Since it was announced in UK time and I was in Singapore, I began calling people in the US at 7am central time or 8pm in Singapore.  I was up all night and into the next morning. 

“I started calling everyone I used to work with that I still had a number for. I wanted them to hear from me personally.”

So what kind of response did he get?  

“It was a pretty successful 24 hours,” he says. “Most of them jumped at the chance. And that’s not because they needed a job – by that time they had all found work somewhere else. They wanted to come back.  

“In the end, about 50% of the salaried staff came back and 80% of the hourly staff, which is just incredible.”

The twilight zone

Spring and summer 2011 was “pretty crazy” recalls Huber, a chemical engineer who was recruited back in the late 1990s when the McIntosh plant was being built by Johnson & Johnson’s McNeil Specialty Products division.

Huber, who moved rapidly up the ranks at McIntosh, was operations manager when he left for Singapore in July 2007. By May 2008, he had been promoted to plant manager at Singapore.

“Between April and July 2011 I was traveling back and forth between here and Singapore every couple of weeks”, says Huber, who was in a jetlagged-fueled twilight zone for much of the changeover period.

“I would be back here working, leave the plant, get to my hotel and collapse and then be wide awake again at 2am.”

People, plan, plant…

But the hard work paid off, because Alabama is now back in business – three months ahead of schedule.

 “It’s about people, plan and plant”, says Huber, who now has about 90 members of staff on the team in McIntosh.

We’ve got some new team members, but we’ve also got people that know how this plant works, because they were there from the beginning, so we have been able to hit the ground running.”

The first batch of sucralose rolled off the production line on February 16. And less than a month later – on March 9, the first product was shipped out to customers.

Safety first

Safety manager Mitch Davis, who joined the team in August 2011, says a lot of contractors were doing maintenance work when he arrived. “At one point there were more than 100 of them here, but now they are almost all gone.

“To start with we ran the entire plant with water to see if there were any leaks. We tested all the vessels and pipes. We’d hang different colored tapes on things that were good to go (green), needed some work (yellow), or needed to be fixed or replaced (red).”

Overall, he says, the plant had held up well, considering it had been idle for a couple of years – albeit with a skeleton crew conducting basic maintenance and security.

Today, with McIntosh back up and running (under a senior team of four ‘PCs’ (plant co-ordinators) and three operations specialists), a lot of his time is spent “going through all the necessary documentation”, he says. “All the procedures need updating.”

What goes in, what comes out?

So what goes in and what comes out? Plain old table sugar (sucrose) goes in and neat sucralose or C12 H19 CI3 O8  (600 times sweeter than sucrose) comes out.
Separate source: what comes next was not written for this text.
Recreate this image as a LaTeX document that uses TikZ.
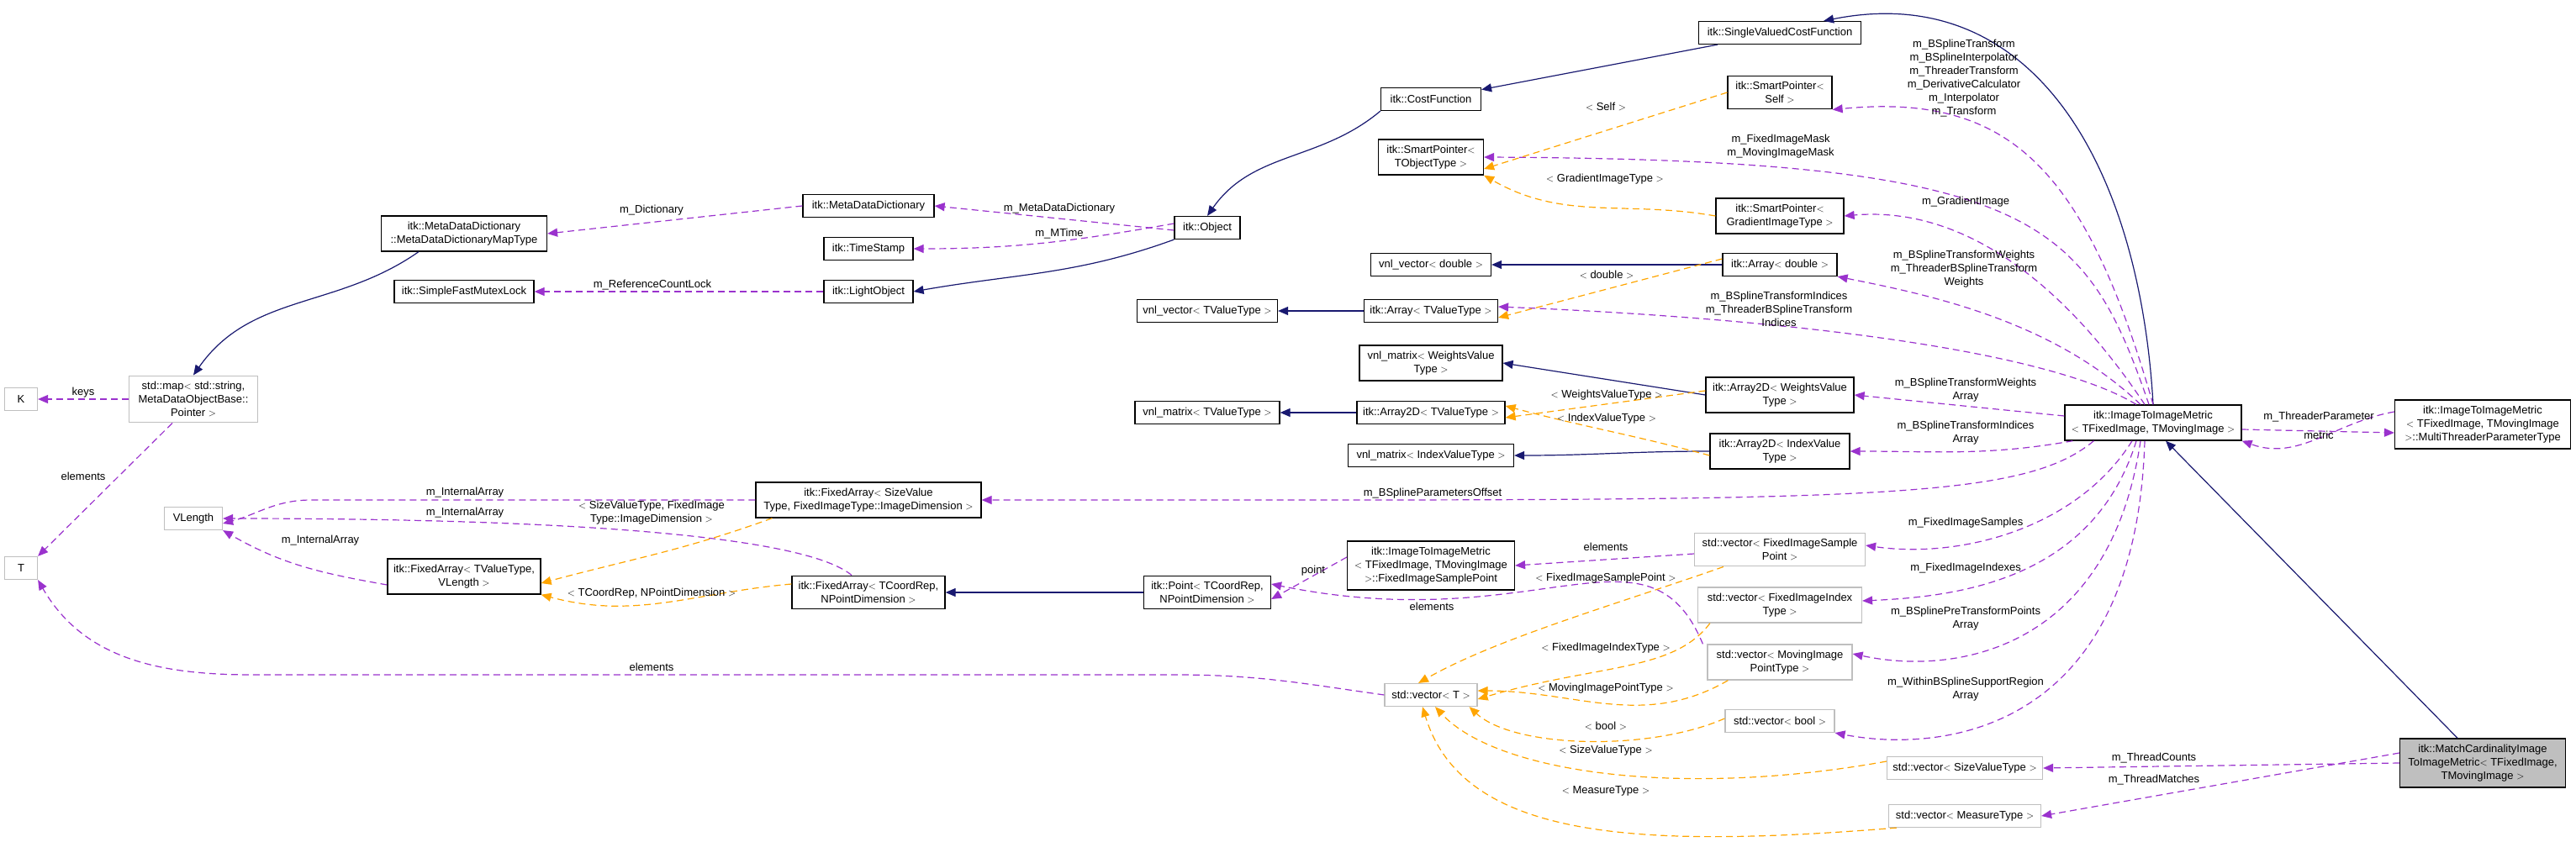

This is then sold in a 25% sucralose in water solution in various packaging sizes from one gallon bottles to tote size.

McIntosh can also produce micronized sucralose (with tiny particles of just 12 microns across), although it is initially focusing on liquids, says Huber. “We will be ready to produce micronized sucralose whenever the business needs it.”

A third grade of product - DFF or granular sucralose with a larger particle size - is only produced at the other site in Singapore, and is unlikely to be produced at McIntosh in the immediate future, he says.

And what happens inbetween? That’s classified…

But how is sucralose made? And what does it mean when Tate & Lyle says it uses ‘4th generation’ technology?   

 “I can’t talk about that at all”, says Huber, who clams up faster than a venus fly trap when asked anything at all about the manufacturing process, the competition, volumes, efficiency, capacity, or IP.

But surely the basics of the process itself are no great secret – given that the company has outlined them all in patents that are publically available?

True – everyone knows that sucralose is made from replacing three hydrogen-oxygen groups on the sugar molecule with three chlorine atoms – he acknowledges.

“But you don’t put anything in a patent that you don’t absolutely need to,” adds Huber, who won’t permit any photography in the main plant or the control room. “You’d be amazed how much someone that knew what they were looking for could glean from just one blown-up picture.”

That 25% yield boost

But what about that much-hyped 25% yield-boosting breakthrough bosses were boasting about in 2009? Was there a major change in the production process?

It wasn’t quite as straightforward as that, says Huber, who says the yield improvements were less the result of a single ‘Eureka’ moment, than a combination of several improvements that collectively delivered efficiency gains.

“All I can say is that making sucralose is a very complex, multi-step process that requires real expertise. Anyone can make it in a lab, but manufacturing it efficiently on an industrial scale is completely different.”

So if I gave him 10 samples of sucralose produced from 10 different manufacturing facilities around the world, would he know which came from Tate & Lyle plants?

Yes,” says Huber.

But any more than that, he won’t say, or he’d have to shoot me first.